For the most part, both sides agree on the events leading up to the deadly collision.

That morning, Hendrix picked up the women and children from their shelter at University Covenant Church on Mace Boulevard and drove them to West Sacramento to drop the kids off at school.

From there, the adults went to a rented storage locker where the women kept their property, and the three shared a marijuana blunt. They picked up the children from school around 2:30 and parked at a local library.

While the women and kids went inside, Hendrix stayed behind, meeting up with two friends for about two hours.

“You’re going to hear that Hendrix appeared different” when he returned, Robbins told the jury. By then it was nearly 5 p.m., a half-hour from when shelter organizers in Davis would start turning latecomers away.

As Hendrix sped westbound on Second Street, one of the children in the SUV told him to slow down, and “you’re going to hear that he shrugged his shoulders” in response, Robbins said. Police, he added, will testify that Hendrix appeared impaired at the crash scene and the SUV reeked of marijuana.

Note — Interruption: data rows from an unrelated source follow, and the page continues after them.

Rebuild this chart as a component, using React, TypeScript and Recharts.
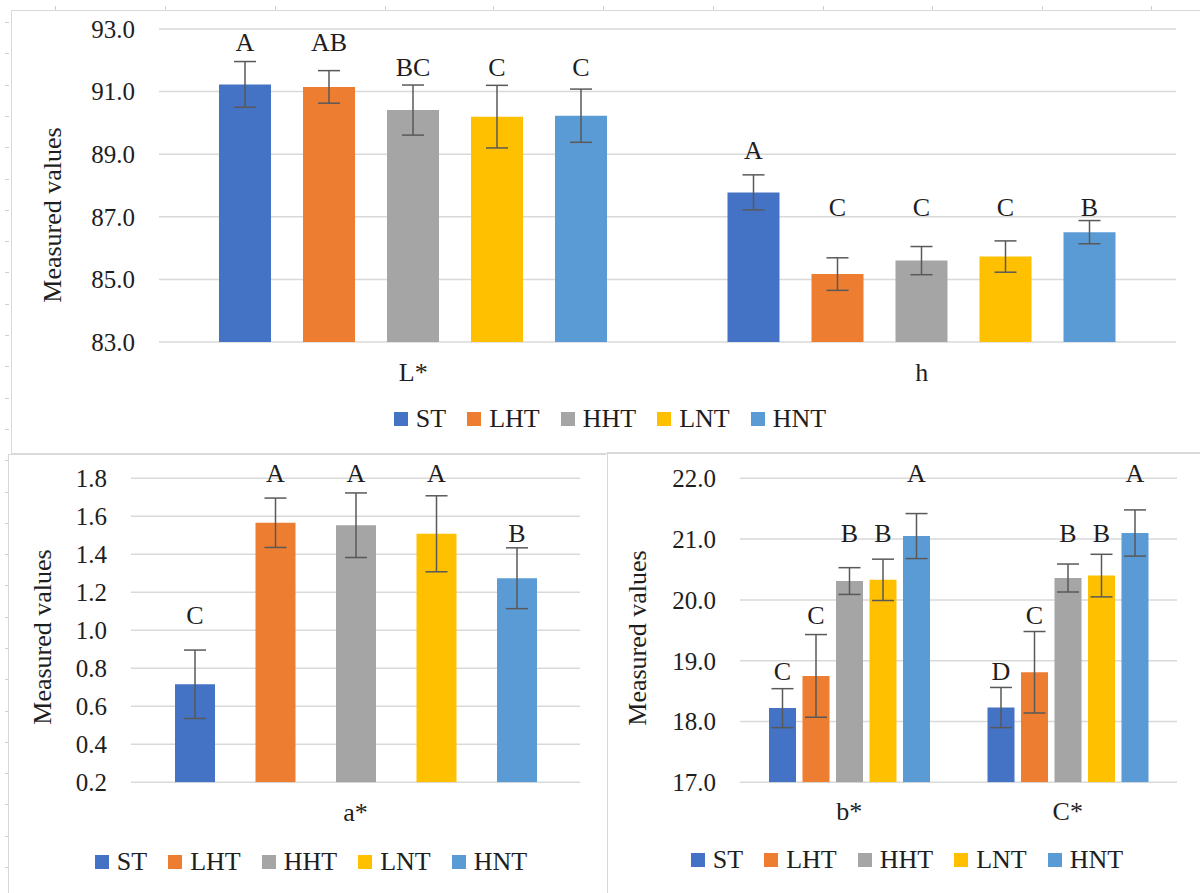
import React from 'react';
import { BarChart, Bar, XAxis, YAxis, CartesianGrid, ErrorBar, LabelList, Legend, Label } from 'recharts';

const SERIES = ['ST', 'LHT', 'HHT', 'LNT', 'HNT'];
const COLORS = ['#4472C4', '#ED7D31', '#A5A5A5', '#FFC000', '#5B9BD5'];

// Top chart: L* and h
const topCategories = ['L*', 'h'];
const topMeans = [[91.23, 87.78], [91.15, 85.17], [90.41, 85.6], [90.2, 85.73], [90.23, 86.51]];
const topErrors = [[0.73, 0.56], [0.52, 0.52], [0.8, 0.45], [1.0, 0.5], [0.85, 0.37]];
const topLetters = [['A', 'A'], ['AB', 'C'], ['BC', 'C'], ['C', 'C'], ['C', 'B']];
const topLetterLevels = [[92.31, 88.84], [92.31, 87.03], [91.5, 87.03], [91.5, 87.03], [91.5, 87.03]];
const topTicks = [83, 85, 87, 89, 91, 93];

// Bottom-left chart: a*
const aCategories = ['a*'];
const aMeans = [[0.716], [1.566], [1.553], [1.508], [1.274]];
const aErrors = [[0.18], [0.13], [0.17], [0.2], [0.16]];
const aLetters = [['C'], ['A'], ['A'], ['A'], ['B']];
const aLetterLevels = [[1.031], [1.782], [1.782], [1.782], [1.466]];
const aTicks = [0.2, 0.4, 0.6, 0.8, 1.0, 1.2, 1.4, 1.6, 1.8];

// Bottom-right chart: b* and C*
const bcCategories = ['b*', 'C*'];
const bcMeans = [[18.22, 18.23], [18.75, 18.81], [20.31, 20.36], [20.33, 20.4], [21.05, 21.1]];
const bcErrors = [[0.32, 0.33], [0.68, 0.67], [0.22, 0.23], [0.34, 0.35], [0.37, 0.38]];
const bcLetters = [['C', 'D'], ['C', 'C'], ['B', 'B'], ['B', 'B'], ['A', 'A']];
const bcLetterLevels = [[18.68, 18.68], [19.6, 19.6], [20.96, 20.96], [20.96, 20.96], [21.94, 21.94]];
const bcTicks = [17, 18, 19, 20, 21, 22];

const FONT = "'Liberation Serif', 'Times New Roman', serif";
const TEXT = '#1E1E1E';
const GRID = '#D9D9D9';

function buildRows(categories: string[], means: number[][], errors: number[][]) {
  return categories.map((c, ci) => {
    const row: any = { cat: c };
    SERIES.forEach((s, si) => {
      row[s] = means[si][ci];
      row[s + '_err'] = errors[si][ci];
    });
    return row;
  });
}

function makeLetterLabel(letters: string[], levels: number[], means: number[], domainMin: number) {
  return (props: any) => {
    const { x, y, width, height, index } = props;
    const i = index ?? 0;
    const v = means[i];
    const pxPer = Number(height) / (v - domainMin);
    const baseY = Number(y) + Number(height) - (levels[i] - domainMin) * pxPer;
    return (
      <text x={Number(x) + Number(width) / 2} y={baseY} textAnchor="middle" fontFamily={FONT} fontSize={26} fill={TEXT}>
        {letters[i]}
      </text>
    );
  };
}

const LegendContent = () => (
  <div style={{ display: 'flex', justifyContent: 'center', alignItems: 'center', height: 30, fontFamily: FONT, fontSize: 26, color: TEXT }}>
    {SERIES.map((s, i) => (
      <div key={s} style={{ display: 'flex', alignItems: 'center', marginRight: i < SERIES.length - 1 ? 21 : 0 }}>
        <span style={{ display: 'inline-block', width: 14, height: 14, background: COLORS[i], marginRight: 8 }} />
        <span style={{ lineHeight: '30px' }}>{s}</span>
      </div>
    ))}
  </div>
);

type PanelProps = {
  width: number;
  height: number;
  categories: string[];
  means: number[][];
  errors: number[][];
  letters: string[][];
  levels: number[][];
  ticks: number[];
  margin: any;
  xAxisHeight: number;
  barSize: number;
  barGap: number;
  catDy: number;
  title: { x: number; y: number };
  legendBox: { left: number; width: number };
};

function Panel(p: PanelProps) {
  const rows = buildRows(p.categories, p.means, p.errors);
  const dMin = p.ticks[0];
  const dMax = p.ticks[p.ticks.length - 1];
  return (
    <BarChart width={p.width} height={p.height} data={rows} margin={p.margin} barSize={p.barSize} barGap={p.barGap}>
      <CartesianGrid vertical={false} stroke={GRID} strokeWidth={1.5} />
      <XAxis
        dataKey="cat"
        axisLine={false}
        tickLine={false}
        tickSize={0}
        tickMargin={0}
        height={p.xAxisHeight}
        interval={0}
        tick={(tp: any) => (
          <text x={tp.x} y={tp.y + p.catDy} textAnchor="middle" fontFamily={FONT} fontSize={26} fill={TEXT}>
            {tp.payload.value}
          </text>
        )}
      />
      <YAxis
        width={100}
        domain={[dMin, dMax]}
        ticks={p.ticks}
        interval={0}
        allowDataOverflow
        axisLine={false}
        tickLine={false}
        tickSize={0}
        tickMargin={24}
        tickFormatter={(v: number) => v.toFixed(1)}
        tick={{ fontFamily: FONT, fontSize: 25, fill: TEXT }}
      >
        <Label
          content={() => (
            <text
              x={p.title.x}
              y={p.title.y}
              transform={`rotate(-90 ${p.title.x} ${p.title.y})`}
              textAnchor="middle"
              dominantBaseline="central"
              fontFamily={FONT}
              fontSize={26}
              fill={TEXT}
            >
              Measured values
            </text>
          )}
        />
      </YAxis>
      <Legend
        verticalAlign="bottom"
        height={30}
        content={() => <LegendContent />}
        wrapperStyle={{ left: p.legendBox.left, width: p.legendBox.width }}
      />
      {SERIES.map((s, si) => (
        <Bar key={s} dataKey={s} name={s} fill={COLORS[si]} isAnimationActive={false}>
          <ErrorBar dataKey={s + '_err'} width={11} strokeWidth={1.5} stroke="#595959" direction="y" />
          <LabelList
            dataKey={s}
            content={makeLetterLabel(p.letters[si], p.levels[si], p.means[si], dMin)}
          />
        </Bar>
      ))}
    </BarChart>
  );
}

const topRulerX = [55, 165, 275, 385, 493, 603, 713, 823, 932, 1042, 1151];

export default function App() {
  const leftTicks: number[] = [];
  for (let yy = 22; yy < 880; yy += 31.3) leftTicks.push(Math.round(yy));
  return (
    <div style={{ position: 'absolute', left: 0, top: 0, width: 1200, height: 893, background: '#fff', overflow: 'hidden' }}>
      {/* panel frames */}
      <div style={{ position: 'absolute', left: 11, top: 10, width: 1200, height: 442, borderLeft: `1.5px solid ${GRID}`, borderTop: `1.5px solid ${GRID}`, borderBottom: `1.5px solid ${GRID}` }} />
      <div style={{ position: 'absolute', left: 8, top: 454, width: 597, height: 450, borderLeft: `1.5px solid ${GRID}`, borderTop: `1.5px solid ${GRID}` }} />
      <div style={{ position: 'absolute', left: 607, top: 452, width: 600, height: 450, borderLeft: `1.5px solid ${GRID}`, borderTop: `1.5px solid ${GRID}` }} />
      {topRulerX.map((x) => (
        <div key={'rx' + x} style={{ position: 'absolute', left: x, top: 6, width: 1, height: 4, background: '#CFCFCF' }} />
      ))}
      {leftTicks.map((y) => (
        <div key={'ly' + y} style={{ position: 'absolute', left: 5, top: y, width: 4, height: 1, background: '#CFCFCF' }} />
      ))}

      <div style={{ position: 'absolute', left: 0, top: 0 }}>
        <Panel
          width={1200}
          height={452}
          categories={topCategories}
          means={topMeans}
          errors={topErrors}
          letters={topLetters}
          levels={topLetterLevels}
          ticks={topTicks}
          margin={{ top: 29, right: 24, left: 59, bottom: 18 }}
          xAxisHeight={62}
          barSize={52}
          barGap={32}
          catDy={39}
          title={{ x: 52, y: 215 }}
          legendBox={{ left: 20, width: 1180 }}
        />
      </div>

      <div style={{ position: 'absolute', left: 0, top: 452 }}>
        <Panel
          width={605}
          height={441}
          categories={aCategories}
          means={aMeans}
          errors={aErrors}
          letters={aLetters}
          levels={aLetterLevels}
          ticks={aTicks}
          margin={{ top: 26.3, right: 25, left: 31, bottom: 16 }}
          xAxisHeight={64.7}
          barSize={40}
          barGap={40.5}
          catDy={39}
          title={{ x: 42.5, y: 185 }}
          legendBox={{ left: 17, width: 588 }}
        />
      </div>

      <div style={{ position: 'absolute', left: 605, top: 452 }}>
        <Panel
          width={595}
          height={441}
          categories={bcCategories}
          means={bcMeans}
          errors={bcErrors}
          letters={bcLetters}
          levels={bcLetterLevels}
          ticks={bcTicks}
          margin={{ top: 26.3, right: 23, left: 35, bottom: 18 }}
          xAxisHeight={62.7}
          barSize={27}
          barGap={6.5}
          catDy={38}
          title={{ x: 32.5, y: 186 }}
          legendBox={{ left: 9, width: 586 }}
        />
      </div>
    </div>
  );
}
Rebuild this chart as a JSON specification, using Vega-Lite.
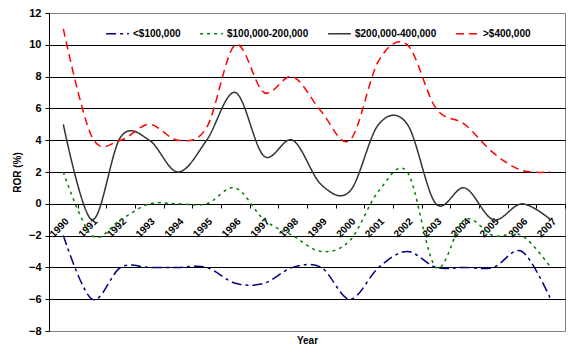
{
  "$schema": "https://vega.github.io/schema/vega-lite/v6.json",
  "width": 516,
  "height": 318,
  "autosize": "none",
  "padding": {"left": 49, "top": 13, "right": 11, "bottom": 23},
  "background": "white",
  "config": {
    "view": {"stroke": "#808080", "strokeWidth": 1},
    "font": "Liberation Sans"
  },
  "data": {
    "values": [
      {"Year": "1990", "Series": "<$100,000", "ROR": -2},
      {"Year": "1991", "Series": "<$100,000", "ROR": -6},
      {"Year": "1992", "Series": "<$100,000", "ROR": -4},
      {"Year": "1993", "Series": "<$100,000", "ROR": -4},
      {"Year": "1994", "Series": "<$100,000", "ROR": -4},
      {"Year": "1995", "Series": "<$100,000", "ROR": -4},
      {"Year": "1996", "Series": "<$100,000", "ROR": -5},
      {"Year": "1997", "Series": "<$100,000", "ROR": -5},
      {"Year": "1998", "Series": "<$100,000", "ROR": -4},
      {"Year": "1999", "Series": "<$100,000", "ROR": -4},
      {"Year": "2000", "Series": "<$100,000", "ROR": -6},
      {"Year": "2001", "Series": "<$100,000", "ROR": -4},
      {"Year": "2002", "Series": "<$100,000", "ROR": -3},
      {"Year": "2003", "Series": "<$100,000", "ROR": -4},
      {"Year": "2004", "Series": "<$100,000", "ROR": -4},
      {"Year": "2005", "Series": "<$100,000", "ROR": -4},
      {"Year": "2006", "Series": "<$100,000", "ROR": -3},
      {"Year": "2007", "Series": "<$100,000", "ROR": -6},
      {"Year": "1990", "Series": "$100,000-200,000", "ROR": 2},
      {"Year": "1991", "Series": "$100,000-200,000", "ROR": -2},
      {"Year": "1992", "Series": "$100,000-200,000", "ROR": -1},
      {"Year": "1993", "Series": "$100,000-200,000", "ROR": 0},
      {"Year": "1994", "Series": "$100,000-200,000", "ROR": 0},
      {"Year": "1995", "Series": "$100,000-200,000", "ROR": 0},
      {"Year": "1996", "Series": "$100,000-200,000", "ROR": 1},
      {"Year": "1997", "Series": "$100,000-200,000", "ROR": -1},
      {"Year": "1998", "Series": "$100,000-200,000", "ROR": -2},
      {"Year": "1999", "Series": "$100,000-200,000", "ROR": -3},
      {"Year": "2000", "Series": "$100,000-200,000", "ROR": -2.3},
      {"Year": "2001", "Series": "$100,000-200,000", "ROR": 0.8},
      {"Year": "2002", "Series": "$100,000-200,000", "ROR": 2},
      {"Year": "2003", "Series": "$100,000-200,000", "ROR": -4},
      {"Year": "2004", "Series": "$100,000-200,000", "ROR": -1},
      {"Year": "2005", "Series": "$100,000-200,000", "ROR": -2},
      {"Year": "2006", "Series": "$100,000-200,000", "ROR": -2},
      {"Year": "2007", "Series": "$100,000-200,000", "ROR": -4},
      {"Year": "1990", "Series": "$200,000-400,000", "ROR": 5},
      {"Year": "1991", "Series": "$200,000-400,000", "ROR": -1},
      {"Year": "1992", "Series": "$200,000-400,000", "ROR": 4.2},
      {"Year": "1993", "Series": "$200,000-400,000", "ROR": 4},
      {"Year": "1994", "Series": "$200,000-400,000", "ROR": 2},
      {"Year": "1995", "Series": "$200,000-400,000", "ROR": 4},
      {"Year": "1996", "Series": "$200,000-400,000", "ROR": 7},
      {"Year": "1997", "Series": "$200,000-400,000", "ROR": 3},
      {"Year": "1998", "Series": "$200,000-400,000", "ROR": 4},
      {"Year": "1999", "Series": "$200,000-400,000", "ROR": 1.2},
      {"Year": "2000", "Series": "$200,000-400,000", "ROR": 0.8},
      {"Year": "2001", "Series": "$200,000-400,000", "ROR": 5},
      {"Year": "2002", "Series": "$200,000-400,000", "ROR": 5},
      {"Year": "2003", "Series": "$200,000-400,000", "ROR": 0},
      {"Year": "2004", "Series": "$200,000-400,000", "ROR": 1},
      {"Year": "2005", "Series": "$200,000-400,000", "ROR": -1},
      {"Year": "2006", "Series": "$200,000-400,000", "ROR": 0},
      {"Year": "2007", "Series": "$200,000-400,000", "ROR": -1},
      {"Year": "1990", "Series": ">$400,000", "ROR": 11},
      {"Year": "1991", "Series": ">$400,000", "ROR": 4.2},
      {"Year": "1992", "Series": ">$400,000", "ROR": 4},
      {"Year": "1993", "Series": ">$400,000", "ROR": 5},
      {"Year": "1994", "Series": ">$400,000", "ROR": 4},
      {"Year": "1995", "Series": ">$400,000", "ROR": 4.8},
      {"Year": "1996", "Series": ">$400,000", "ROR": 10},
      {"Year": "1997", "Series": ">$400,000", "ROR": 7},
      {"Year": "1998", "Series": ">$400,000", "ROR": 8},
      {"Year": "1999", "Series": ">$400,000", "ROR": 5.8},
      {"Year": "2000", "Series": ">$400,000", "ROR": 4},
      {"Year": "2001", "Series": ">$400,000", "ROR": 9},
      {"Year": "2002", "Series": ">$400,000", "ROR": 10},
      {"Year": "2003", "Series": ">$400,000", "ROR": 6},
      {"Year": "2004", "Series": ">$400,000", "ROR": 5},
      {"Year": "2005", "Series": ">$400,000", "ROR": 3.2},
      {"Year": "2006", "Series": ">$400,000", "ROR": 2.1},
      {"Year": "2007", "Series": ">$400,000", "ROR": 2}
    ]
  },
  "mark": {"type": "line", "interpolate": "cardinal", "tension": 0, "strokeWidth": 1.5},
  "encoding": {
    "x": {
      "field": "Year",
      "type": "ordinal",
      "scale": {"type": "band", "paddingInner": 0, "paddingOuter": 0},
      "axis": {
        "offset": -127,
        "tickBand": "extent",
        "labelAngle": -45,
        "labelAlign": "right",
        "labelBaseline": "top",
        "labelDx": -3,
        "labelFontSize": 10,
        "labelFontWeight": "bold",
        "labelColor": "black",
        "labelPadding": 8,
        "domainColor": "black",
        "tickColor": "black",
        "tickSize": 4,
        "grid": false,
        "title": "Year",
        "titleFontSize": 10,
        "titleFontWeight": "bold",
        "titleColor": "black",
        "titleY": 131,
        "titleBaseline": "top"
      }
    },
    "y": {
      "field": "ROR",
      "type": "quantitative",
      "scale": {"domain": [-8, 12], "nice": false, "zero": false},
      "axis": {
        "values": [-8, -6, -4, -2, 0, 2, 4, 6, 8, 10, 12],
        "title": "ROR (%)",
        "titleFontSize": 10,
        "titleFontWeight": "bold",
        "titleColor": "black",
        "titlePadding": 6,
        "labelFontSize": 11,
        "labelFontWeight": "bold",
        "labelColor": "black",
        "labelPadding": 4,
        "domainColor": "black",
        "tickColor": "black",
        "tickSize": 4,
        "grid": true,
        "gridColor": {"condition": {"test": "datum.value === 12 || datum.value === -8", "value": "#808080"}, "value": "black"},
        "gridOpacity": 1,
        "gridWidth": 1
      }
    },
    "color": {
      "field": "Series",
      "type": "nominal",
      "scale": {
        "domain": ["<$100,000", "$100,000-200,000", "$200,000-400,000", ">$400,000"],
        "range": ["#000080", "#008000", "#333333", "#FF0000"]
      },
      "legend": {
        "title": null,
        "orient": "none",
        "direction": "horizontal",
        "legendX": 56,
        "legendY": 8,
        "symbolType": "stroke",
        "symbolSize": 520,
        "symbolStrokeWidth": 1.5,
        "labelFontSize": 10,
        "labelFontWeight": "bold",
        "labelColor": "black",
        "labelOffset": 3,
        "columnPadding": 16
      }
    },
    "strokeDash": {
      "field": "Series",
      "type": "nominal",
      "scale": {
        "domain": ["<$100,000", "$100,000-200,000", "$200,000-400,000", ">$400,000"],
        "range": [[10, 4, 3, 4], [3, 4], [1, 0], [8, 5]]
      },
      "legend": null
    },
    "strokeWidth": {
      "field": "Series",
      "type": "nominal",
      "scale": {
        "domain": ["<$100,000", "$100,000-200,000", "$200,000-400,000", ">$400,000"],
        "range": [1.5, 1.5, 2, 1.5]
      },
      "legend": null
    }
  }
}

Betz, meanwhile, said there’s no evidence proving Hendrix ingested drugs other than the pot he smoked more than five hours before the collision. Following the impact, Hendrix tried to check on Jonasen’s well-being but was held back by bystanders who observed she had already passed away.

“When he figured out what had happened, he became extremely distraught,” Betz said.

The trial’s first witness Thursday was Blaise Camp, the bicyclist Hendrix nearly hit after passing Robinson’s car.

Camp, a computer programmer, testified he had just left work and was cycling westbound on Second Street near Peña Drive when a red SUV came into his peripheral view.

“My impression was that it was in the bicycle lane,” said Camp, who estimated the vehicle came within two feet of him and was traveling roughly 70 mph — well above the posted 45-mph speed limit.

He recalled seeing the SUV pass a second vehicle in the middle turn lane at about the same time a silver sedan pulled out onto Second Street from Cantrill Drive.

“I didn’t see it slow down,” Camp said of the SUV. “Immediately after that, I saw an explosion of fluid and debris in the air, basically.”

Both Camp and Robinson testified they arrived at the crash scene to witness Hendrix being held back from Jonasen’s vehicle, which had come to rest near the train tracks south of Second Street.

“He was upset,” said Robinson, who also observed several children on the north sidewalk. One, a boy, was bleeding from his head, while a girl appeared to be “hysterical.”

“Oh my God — we almost died,” the girl said, according to Robinson. “She was saying it over and over and over again.”

Testimony resumes today in Judge Paul Richardson’s courtroom.